Task directions ->
Return the material word for word. Do not include the pictures.

## begin

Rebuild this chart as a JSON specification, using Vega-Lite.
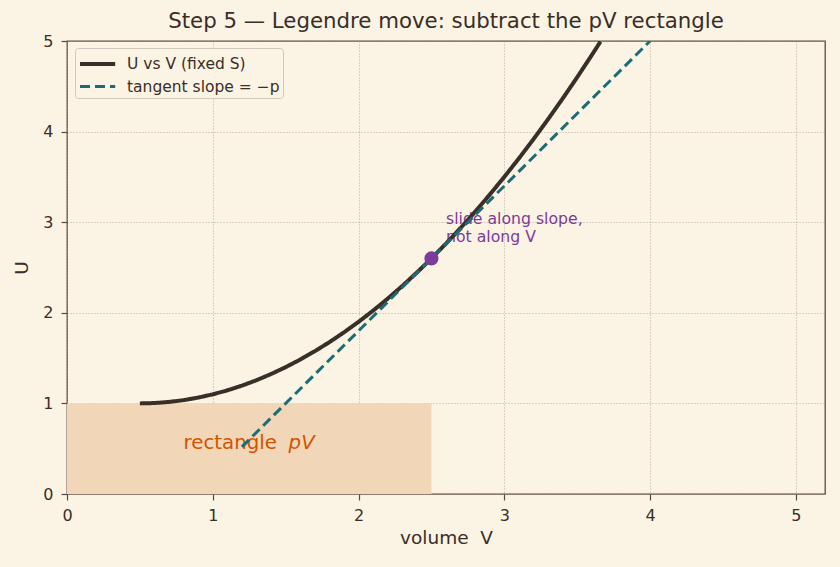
{
  "$schema": "https://vega.github.io/schema/vega-lite/v6.json",
  "width": 758,
  "height": 453,
  "autosize": {"type": "none"},
  "padding": {"left": 67, "top": 41, "right": 15, "bottom": 73},
  "background": "#fbf3e4",
  "title": {
    "text": "Step 5 — Legendre move: subtract the pV rectangle",
    "fontSize": 21.3,
    "fontWeight": "normal",
    "font": "DejaVu Sans",
    "color": "#3a2e28",
    "offset": 1
  },
  "config": {
    "font": "DejaVu Sans",
    "view": {"stroke": "#5a4a3e", "strokeWidth": 1.3, "fill": "#fbf3e4"},
    "axis": {
      "domain": false,
      "grid": true,
      "gridColor": "#a89a8a",
      "gridDash": [1, 2],
      "gridWidth": 0.8,
      "tickColor": "#5a4a3e",
      "tickSize": 6,
      "tickWidth": 1.2,
      "labelFont": "DejaVu Sans",
      "titleFont": "DejaVu Sans",
      "labelFontSize": 16,
      "labelColor": "#3a2e28",
      "labelFlush": false,
      "titleFontSize": 18.5,
      "titleFontWeight": "normal",
      "titleColor": "#3a2e28",
      "format": "d"
    },
    "legend": {"labelFont": "DejaVu Sans"}
  },
  "datasets": {
    "lines": [
      {"V": 0.5, "U": 1.0, "series": "U vs V (fixed S)"},
      {"V": 0.6, "U": 1.004, "series": "U vs V (fixed S)"},
      {"V": 0.7, "U": 1.016, "series": "U vs V (fixed S)"},
      {"V": 0.8, "U": 1.036, "series": "U vs V (fixed S)"},
      {"V": 0.9, "U": 1.064, "series": "U vs V (fixed S)"},
      {"V": 1.0, "U": 1.1, "series": "U vs V (fixed S)"},
      {"V": 1.1, "U": 1.144, "series": "U vs V (fixed S)"},
      {"V": 1.2, "U": 1.196, "series": "U vs V (fixed S)"},
      {"V": 1.3, "U": 1.256, "series": "U vs V (fixed S)"},
      {"V": 1.4, "U": 1.324, "series": "U vs V (fixed S)"},
      {"V": 1.5, "U": 1.4, "series": "U vs V (fixed S)"},
      {"V": 1.6, "U": 1.484, "series": "U vs V (fixed S)"},
      {"V": 1.7, "U": 1.576, "series": "U vs V (fixed S)"},
      {"V": 1.8, "U": 1.676, "series": "U vs V (fixed S)"},
      {"V": 1.9, "U": 1.784, "series": "U vs V (fixed S)"},
      {"V": 2.0, "U": 1.9, "series": "U vs V (fixed S)"},
      {"V": 2.1, "U": 2.024, "series": "U vs V (fixed S)"},
      {"V": 2.2, "U": 2.156, "series": "U vs V (fixed S)"},
      {"V": 2.3, "U": 2.296, "series": "U vs V (fixed S)"},
      {"V": 2.4, "U": 2.444, "series": "U vs V (fixed S)"},
      {"V": 2.5, "U": 2.6, "series": "U vs V (fixed S)"},
      {"V": 2.6, "U": 2.764, "series": "U vs V (fixed S)"},
      {"V": 2.7, "U": 2.936, "series": "U vs V (fixed S)"},
      {"V": 2.8, "U": 3.116, "series": "U vs V (fixed S)"},
      {"V": 2.9, "U": 3.304, "series": "U vs V (fixed S)"},
      {"V": 3.0, "U": 3.5, "series": "U vs V (fixed S)"},
      {"V": 3.1, "U": 3.704, "series": "U vs V (fixed S)"},
      {"V": 3.2, "U": 3.916, "series": "U vs V (fixed S)"},
      {"V": 3.3, "U": 4.136, "series": "U vs V (fixed S)"},
      {"V": 3.4, "U": 4.364, "series": "U vs V (fixed S)"},
      {"V": 3.5, "U": 4.6, "series": "U vs V (fixed S)"},
      {"V": 3.6, "U": 4.844, "series": "U vs V (fixed S)"},
      {"V": 3.66, "U": 4.994, "series": "U vs V (fixed S)"},
      {"V": 1.2, "U": 0.52, "series": "tangent slope = −p"},
      {"V": 4.0, "U": 5.0, "series": "tangent slope = −p"}
    ]
  },
  "layer": [
    {
      "data": {"values": [{"x0": 0, "x1": 2.5, "y0": 0, "y1": 1}]},
      "mark": {"type": "rect", "fill": "#f2d6b8"},
      "encoding": {
        "x": {"field": "x0", "type": "quantitative", "scale": {"domain": [0, 5.2], "nice": false}, "axis": {"values": [0, 1, 2, 3, 4, 5], "title": "volume\u00a0\u00a0V", "titlePadding": 5, "labelPadding": 7}},
        "x2": {"field": "x1"},
        "y": {"field": "y0", "type": "quantitative", "scale": {"domain": [0, 5], "nice": false}, "axis": {"values": [0, 1, 2, 3, 4, 5], "title": "U", "titlePadding": 11, "labelPadding": 8}},
        "y2": {"field": "y1"}
      }
    },
    {
      "data": {"values": [{"V": 2.6, "U": 2.98, "label": ["slide along slope,", "not along V"]}]},
      "mark": {"type": "text", "align": "left", "baseline": "alphabetic", "fontSize": 15.7, "color": "#7d3c98", "lineHeight": 18},
      "encoding": {
        "x": {"field": "V", "type": "quantitative"},
        "y": {"field": "U", "type": "quantitative"},
        "text": {"field": "label"}
      }
    },
    {
      "data": {"values": [{"V": 0.8, "U": 0.5, "label": "rectangle"}]},
      "mark": {"type": "text", "align": "left", "baseline": "alphabetic", "fontSize": 19.8, "color": "#d35400"},
      "encoding": {
        "x": {"field": "V", "type": "quantitative"},
        "y": {"field": "U", "type": "quantitative"},
        "text": {"field": "label"}
      }
    },
    {
      "data": {"values": [{"V": 1.52, "U": 0.5, "label": "pV"}]},
      "mark": {"type": "text", "align": "left", "baseline": "alphabetic", "fontSize": 19.8, "fontStyle": "italic", "color": "#d35400"},
      "encoding": {
        "x": {"field": "V", "type": "quantitative"},
        "y": {"field": "U", "type": "quantitative"},
        "text": {"field": "label"}
      }
    },
    {
      "data": {"name": "lines"},
      "mark": {"type": "line", "clip": true},
      "encoding": {
        "x": {"field": "V", "type": "quantitative"},
        "y": {"field": "U", "type": "quantitative"},
        "color": {
          "field": "series",
          "type": "nominal",
          "scale": {"domain": ["U vs V (fixed S)", "tangent slope = −p"], "range": ["#3a2e28", "#1d6c75"]},
          "legend": {
            "title": null,
            "orient": "none",
            "legendX": 8,
            "legendY": 7,
            "fillColor": "#fbf3e4",
            "strokeColor": "#d0c8bc",
            "cornerRadius": 3,
            "padding": 3,
            "labelFontSize": 15.5,
            "labelColor": "#3a2e28",
            "symbolType": "M-1,0L2.2,0",
            "symbolSize": 484,
            "symbolStrokeWidth": 3.5,
            "rowPadding": 1,
            "labelOffset": 23
          }
        },
        "strokeDash": {
          "field": "series",
          "type": "nominal",
          "scale": {"domain": ["U vs V (fixed S)", "tangent slope = −p"], "range": [[1, 0], [10, 5]]},
          "legend": null
        },
        "strokeWidth": {
          "field": "series",
          "type": "nominal",
          "scale": {"domain": ["U vs V (fixed S)", "tangent slope = −p"], "range": [4, 3]},
          "legend": null
        }
      }
    },
    {
      "data": {"values": [{"V": 2.5, "U": 2.6}]},
      "mark": {"type": "point", "filled": true, "color": "#7d3c98", "size": 200, "opacity": 1},
      "encoding": {
        "x": {"field": "V", "type": "quantitative"},
        "y": {"field": "U", "type": "quantitative"}
      }
    }
  ]
}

## end

Reply ->
Rebuild this chart as a JSON specification, using Vega-Lite.
{
  "$schema": "https://vega.github.io/schema/vega-lite/v6.json",
  "width": 758,
  "height": 453,
  "autosize": {"type": "none"},
  "padding": {"left": 67, "top": 41, "right": 15, "bottom": 73},
  "background": "#fbf3e4",
  "title": {
    "text": "Step 5 — Legendre move: subtract the pV rectangle",
    "fontSize": 21.3,
    "fontWeight": "normal",
    "font": "DejaVu Sans",
    "color": "#3a2e28",
    "offset": 1
  },
  "config": {
    "font": "DejaVu Sans",
    "view": {"stroke": "#5a4a3e", "strokeWidth": 1.3, "fill": "#fbf3e4"},
    "axis": {
      "domain": false,
      "grid": true,
      "gridColor": "#a89a8a",
      "gridDash": [1, 2],
      "gridWidth": 0.8,
      "tickColor": "#5a4a3e",
      "tickSize": 6,
      "tickWidth": 1.2,
      "labelFont": "DejaVu Sans",
      "titleFont": "DejaVu Sans",
      "labelFontSize": 16,
      "labelColor": "#3a2e28",
      "labelFlush": false,
      "titleFontSize": 18.5,
      "titleFontWeight": "normal",
      "titleColor": "#3a2e28",
      "format": "d"
    },
    "legend": {"labelFont": "DejaVu Sans"}
  },
  "datasets": {
    "lines": [
      {"V": 0.5, "U": 1.0, "series": "U vs V (fixed S)"},
      {"V": 0.6, "U": 1.004, "series": "U vs V (fixed S)"},
      {"V": 0.7, "U": 1.016, "series": "U vs V (fixed S)"},
      {"V": 0.8, "U": 1.036, "series": "U vs V (fixed S)"},
      {"V": 0.9, "U": 1.064, "series": "U vs V (fixed S)"},
      {"V": 1.0, "U": 1.1, "series": "U vs V (fixed S)"},
      {"V": 1.1, "U": 1.144, "series": "U vs V (fixed S)"},
      {"V": 1.2, "U": 1.196, "series": "U vs V (fixed S)"},
      {"V": 1.3, "U": 1.256, "series": "U vs V (fixed S)"},
      {"V": 1.4, "U": 1.324, "series": "U vs V (fixed S)"},
      {"V": 1.5, "U": 1.4, "series": "U vs V (fixed S)"},
      {"V": 1.6, "U": 1.484, "series": "U vs V (fixed S)"},
      {"V": 1.7, "U": 1.576, "series": "U vs V (fixed S)"},
      {"V": 1.8, "U": 1.676, "series": "U vs V (fixed S)"},
      {"V": 1.9, "U": 1.784, "series": "U vs V (fixed S)"},
      {"V": 2.0, "U": 1.9, "series": "U vs V (fixed S)"},
      {"V": 2.1, "U": 2.024, "series": "U vs V (fixed S)"},
      {"V": 2.2, "U": 2.156, "series": "U vs V (fixed S)"},
      {"V": 2.3, "U": 2.296, "series": "U vs V (fixed S)"},
      {"V": 2.4, "U": 2.444, "series": "U vs V (fixed S)"},
      {"V": 2.5, "U": 2.6, "series": "U vs V (fixed S)"},
      {"V": 2.6, "U": 2.764, "series": "U vs V (fixed S)"},
      {"V": 2.7, "U": 2.936, "series": "U vs V (fixed S)"},
      {"V": 2.8, "U": 3.116, "series": "U vs V (fixed S)"},
      {"V": 2.9, "U": 3.304, "series": "U vs V (fixed S)"},
      {"V": 3.0, "U": 3.5, "series": "U vs V (fixed S)"},
      {"V": 3.1, "U": 3.704, "series": "U vs V (fixed S)"},
      {"V": 3.2, "U": 3.916, "series": "U vs V (fixed S)"},
      {"V": 3.3, "U": 4.136, "series": "U vs V (fixed S)"},
      {"V": 3.4, "U": 4.364, "series": "U vs V (fixed S)"},
      {"V": 3.5, "U": 4.6, "series": "U vs V (fixed S)"},
      {"V": 3.6, "U": 4.844, "series": "U vs V (fixed S)"},
      {"V": 3.66, "U": 4.994, "series": "U vs V (fixed S)"},
      {"V": 1.2, "U": 0.52, "series": "tangent slope = −p"},
      {"V": 4.0, "U": 5.0, "series": "tangent slope = −p"}
    ]
  },
  "layer": [
    {
      "data": {"values": [{"x0": 0, "x1": 2.5, "y0": 0, "y1": 1}]},
      "mark": {"type": "rect", "fill": "#f2d6b8"},
      "encoding": {
        "x": {"field": "x0", "type": "quantitative", "scale": {"domain": [0, 5.2], "nice": false}, "axis": {"values": [0, 1, 2, 3, 4, 5], "title": "volume\u00a0\u00a0V", "titlePadding": 5, "labelPadding": 7}},
        "x2": {"field": "x1"},
        "y": {"field": "y0", "type": "quantitative", "scale": {"domain": [0, 5], "nice": false}, "axis": {"values": [0, 1, 2, 3, 4, 5], "title": "U", "titlePadding": 11, "labelPadding": 8}},
        "y2": {"field": "y1"}
      }
    },
    {
      "data": {"values": [{"V": 2.6, "U": 2.98, "label": ["slide along slope,", "not along V"]}]},
      "mark": {"type": "text", "align": "left", "baseline": "alphabetic", "fontSize": 15.7, "color": "#7d3c98", "lineHeight": 18},
      "encoding": {
        "x": {"field": "V", "type": "quantitative"},
        "y": {"field": "U", "type": "quantitative"},
        "text": {"field": "label"}
      }
    },
    {
      "data": {"values": [{"V": 0.8, "U": 0.5, "label": "rectangle"}]},
      "mark": {"type": "text", "align": "left", "baseline": "alphabetic", "fontSize": 19.8, "color": "#d35400"},
      "encoding": {
        "x": {"field": "V", "type": "quantitative"},
        "y": {"field": "U", "type": "quantitative"},
        "text": {"field": "label"}
      }
    },
    {
      "data": {"values": [{"V": 1.52, "U": 0.5, "label": "pV"}]},
      "mark": {"type": "text", "align": "left", "baseline": "alphabetic", "fontSize": 19.8, "fontStyle": "italic", "color": "#d35400"},
      "encoding": {
        "x": {"field": "V", "type": "quantitative"},
        "y": {"field": "U", "type": "quantitative"},
        "text": {"field": "label"}
      }
    },
    {
      "data": {"name": "lines"},
      "mark": {"type": "line", "clip": true},
      "encoding": {
        "x": {"field": "V", "type": "quantitative"},
        "y": {"field": "U", "type": "quantitative"},
        "color": {
          "field": "series",
          "type": "nominal",
          "scale": {"domain": ["U vs V (fixed S)", "tangent slope = −p"], "range": ["#3a2e28", "#1d6c75"]},
          "legend": {
            "title": null,
            "orient": "none",
            "legendX": 8,
            "legendY": 7,
            "fillColor": "#fbf3e4",
            "strokeColor": "#d0c8bc",
            "cornerRadius": 3,
            "padding": 3,
            "labelFontSize": 15.5,
            "labelColor": "#3a2e28",
            "symbolType": "M-1,0L2.2,0",
            "symbolSize": 484,
            "symbolStrokeWidth": 3.5,
            "rowPadding": 1,
            "labelOffset": 23
          }
        },
        "strokeDash": {
          "field": "series",
          "type": "nominal",
          "scale": {"domain": ["U vs V (fixed S)", "tangent slope = −p"], "range": [[1, 0], [10, 5]]},
          "legend": null
        },
        "strokeWidth": {
          "field": "series",
          "type": "nominal",
          "scale": {"domain": ["U vs V (fixed S)", "tangent slope = −p"], "range": [4, 3]},
          "legend": null
        }
      }
    },
    {
      "data": {"values": [{"V": 2.5, "U": 2.6}]},
      "mark": {"type": "point", "filled": true, "color": "#7d3c98", "size": 200, "opacity": 1},
      "encoding": {
        "x": {"field": "V", "type": "quantitative"},
        "y": {"field": "U", "type": "quantitative"}
      }
    }
  ]
}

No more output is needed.